Мать засобиралась в турпоездку. Когда у меня не было даже носков, она увешалась золотом. А в этот раз намылилась в Данию, или в Финляндию…В общем, в какую-то швецию. Улетела и закрыла внутреннюю дверь. От наружной металлической она мне ключ дала, а про вторую и разговора не было.  Возвращаюсь с работы, и не могу попасть домой. Что делать? Иду в милицию. Мне говорят:» ждите майора такого-то».
- «А долго ждать»?
- «Не знаю, девочка, он на выезде». Было очень холодно. Стылый ноябрь, я сидела на корточках во дворе отделения примерно два часа, стоять у меня не было сил, за что меня ругали на работе:»ну прямо ноги под ней подгибаются, смотреть противно»! Сначала у меня отмерзли и стали «громко» болеть от холода пальцы на ногах, потом джинсы примерзли к заднице, а кожанка вросла в спину. Майора Хрен Его Знает все не было. Внутрь, хоть в подъезд почему-то было нельзя. Когда холод начал сковывать мозг, я поднялась и поехала к бабушке. Там я прожила несколько дней в качестве незваного гостя, а потом моя мать откаталась по швециям, вернулась и сказала, что ключ, мол, торчал в замке, а что я ни фига не увидела, так это уже мои проблемы.
       По выходным я встречалась с Альбертом, рассказывала ему о своих делах, он  по пьянке рвался «хочешь, я с ней поговорю».
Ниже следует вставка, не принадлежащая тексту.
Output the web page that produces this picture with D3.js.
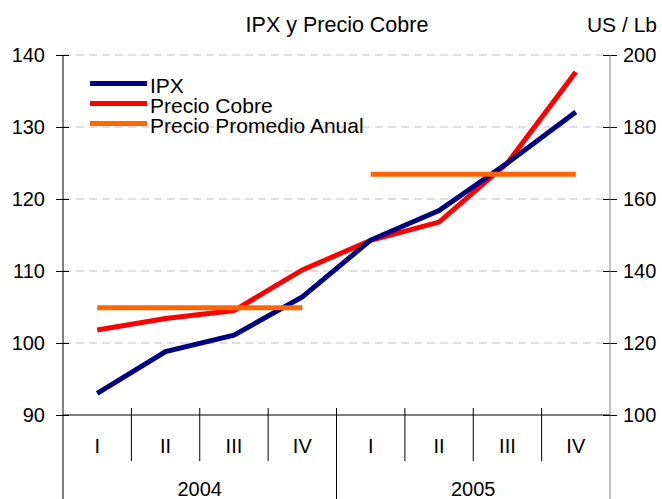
<!DOCTYPE html>
<html>
<head>
<meta charset="utf-8">
<script src="https://cdn.jsdelivr.net/npm/d3@7"></script>
<style>
  body { margin: 0; background: #fff; }
  svg text { font-family: "Liberation Sans", Arial, sans-serif; fill: #000; }
</style>
</head>
<body>
<div class="svg-container"></div>
<script>
// data
const quarters = ['I', 'II', 'III', 'IV', 'I', 'II', 'III', 'IV'];
const years = ['2004', '2005'];
const ipx = [93.0, 98.8, 101.1, 106.4, 114.3, 118.4, 125.0, 132.1];
const cobre = [123.6, 126.8, 129.0, 140.3, 148.5, 153.6, 170.0, 195.3];
const promedioAnual = [129.8, 166.9];
const leftTicks = [90, 100, 110, 120, 130, 140];
const rightTicks = [100, 120, 140, 160, 180, 200];

const svgWidth = 662;
const svgHeight = 499;
const margin = { top: 55, right: 52, bottom: 84, left: 63 };
const width = svgWidth - margin.left - margin.right;
const height = svgHeight - margin.top - margin.bottom;

const svg = d3.select('.svg-container')
  .append('svg')
  .attr('width', svgWidth)
  .attr('height', svgHeight);
const group = svg.append('g')
  .attr('transform', `translate(${margin.left}, ${margin.top})`);

const keys = quarters.map((q, i) => i);
const x = d3.scaleBand().domain(keys).range([0, width]).padding(0);
const yL = d3.scaleLinear().domain([90, 140]).range([height, 0]);
const yR = d3.scaleLinear().domain([100, 200]).range([height, 0]);
const cx = (i) => x(i) + x.bandwidth() / 2;

// gridlines
group.append('g')
  .selectAll('line')
  .data(leftTicks.slice(1))
  .join('line')
  .attr('x1', 0).attr('x2', width)
  .attr('y1', (d) => yL(d)).attr('y2', (d) => yL(d))
  .attr('stroke', '#c0c0c0')
  .attr('stroke-dasharray', '8,5');

// left axis (ticks cross the axis line)
const axL = group.append('g')
  .call(d3.axisLeft(yL).tickValues(leftTicks).tickSize(7).tickPadding(11));
axL.select('.domain').remove();
axL.selectAll('.tick line').attr('x1', 6).attr('x2', -7);
axL.selectAll('text').style('font-size', '20px');
group.append('line')
  .attr('x1', 0).attr('x2', 0).attr('y1', 0).attr('y2', svgHeight - margin.top)
  .attr('stroke', '#000');

// right axis
const axR = group.append('g')
  .attr('transform', `translate(${width}, 0)`)
  .call(d3.axisRight(yR).tickValues(rightTicks).tickSize(7).tickPadding(6));
axR.select('.domain').remove();
axR.selectAll('.tick line').attr('x1', -7).attr('x2', 7);
axR.selectAll('text').style('font-size', '20px');
group.append('line')
  .attr('x1', width).attr('x2', width).attr('y1', 0).attr('y2', svgHeight - margin.top)
  .attr('stroke', '#808080');

// bottom category axis
group.append('line')
  .attr('x1', 0).attr('x2', width).attr('y1', height).attr('y2', height)
  .attr('stroke', '#000');
group.append('g')
  .selectAll('line')
  .data(keys.slice(1))
  .join('line')
  .attr('x1', (d) => x(d)).attr('x2', (d) => x(d))
  .attr('y1', height - 7)
  .attr('y2', (d) => d % 4 === 0 ? svgHeight - margin.top : height + 46)
  .attr('stroke', '#000');
group.append('g')
  .selectAll('text')
  .data(keys)
  .join('text')
  .attr('x', (d) => cx(d))
  .attr('y', height + 38)
  .attr('text-anchor', 'middle')
  .style('font-size', '20px')
  .text((d) => quarters[d]);
group.append('g')
  .selectAll('text')
  .data(years)
  .join('text')
  .attr('x', (d, i) => x(i * 4) + x.bandwidth() * 2)
  .attr('y', height + 81)
  .attr('text-anchor', 'middle')
  .style('font-size', '20px')
  .text((d) => d);

// series
const lineL = d3.line().x((d, i) => cx(i)).y((d) => yL(d));
const lineR = d3.line().x((d, i) => cx(i)).y((d) => yR(d));

group.append('path')
  .datum(cobre)
  .attr('fill', 'none')
  .attr('stroke', '#ff0000')
  .attr('stroke-width', 5)
  .attr('d', lineR);

group.append('path')
  .datum(ipx)
  .attr('fill', 'none')
  .attr('stroke', '#000080')
  .attr('stroke-width', 5)
  .attr('d', lineL);

group.append('g')
  .selectAll('line')
  .data(promedioAnual)
  .join('line')
  .attr('x1', (d, i) => cx(i * 4))
  .attr('x2', (d, i) => cx(i * 4 + 3))
  .attr('y1', (d) => yR(d))
  .attr('y2', (d) => yR(d))
  .attr('stroke', '#ff6600')
  .attr('stroke-width', 5);

// titles
svg.append('text')
  .attr('x', 337).attr('y', 32)
  .attr('text-anchor', 'middle')
  .style('font-size', '21.5px')
  .text('IPX y Precio Cobre');
svg.append('text')
  .attr('x', 657).attr('y', 32)
  .attr('text-anchor', 'end')
  .style('font-size', '21px')
  .text('US / Lb');

// legend
const legend = [
  { name: 'IPX', color: '#000080' },
  { name: 'Precio Cobre', color: '#ff0000' },
  { name: 'Precio Promedio Anual', color: '#ff6600' },
];
const lg = svg.append('g').attr('transform', 'translate(90, 93)');
legend.forEach((d, i) => {
  lg.append('rect')
    .attr('x', 0).attr('y', i * 20 - 12)
    .attr('width', 57).attr('height', 5)
    .attr('fill', d.color);
  lg.append('text')
    .attr('x', 60).attr('y', i * 20)
    .style('font-size', '21px')
    .text(d.name);
});
</script>
</body>
</html>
Это было глупо. Она его или оплюет, или настроит против меня. Вскоре так произошло.
  Каждый день по дороге с работы я мысленно уговаривала себя:» ну, вот, еще один день ненавистной жизни с плеч долой, у меня есть крыша над головой, мама, работа с зарплатой ( платят ведь, благодетели, не кидают, хоть пирожок могу купить себе возле метро), у меня есть любимый ( о, это особенно сомнительно, я не любила, а «берегла то, что есть, чтобы не стало еще хуже».)ну условно говоря,  мужчина для нечастых и обоюдно приятных встреч на его территории. В общем, у меня есть все, и я абсолютно счастливый человек.
    Почему-то после этих самовнушений становилось особенно тошно. Тогда я покупала бутылку пива «Балтика-портер», десять лет назад это был вполне приличный продукт, и залпом выпивала в подъезде, после чего шла домой как боец в атаку после фронтовых ста грамм. И даже злобные глазки-буравчики моей матери, у нее они желтого цвета, но когда она рвет и мечет, то есть постоянно, у нее расширяется зрачок, становились мне по фиг, равно как и вопрос:
«Пила»?
- «Топор»! Отвечала я и закрывалась у себя в комнате до утра.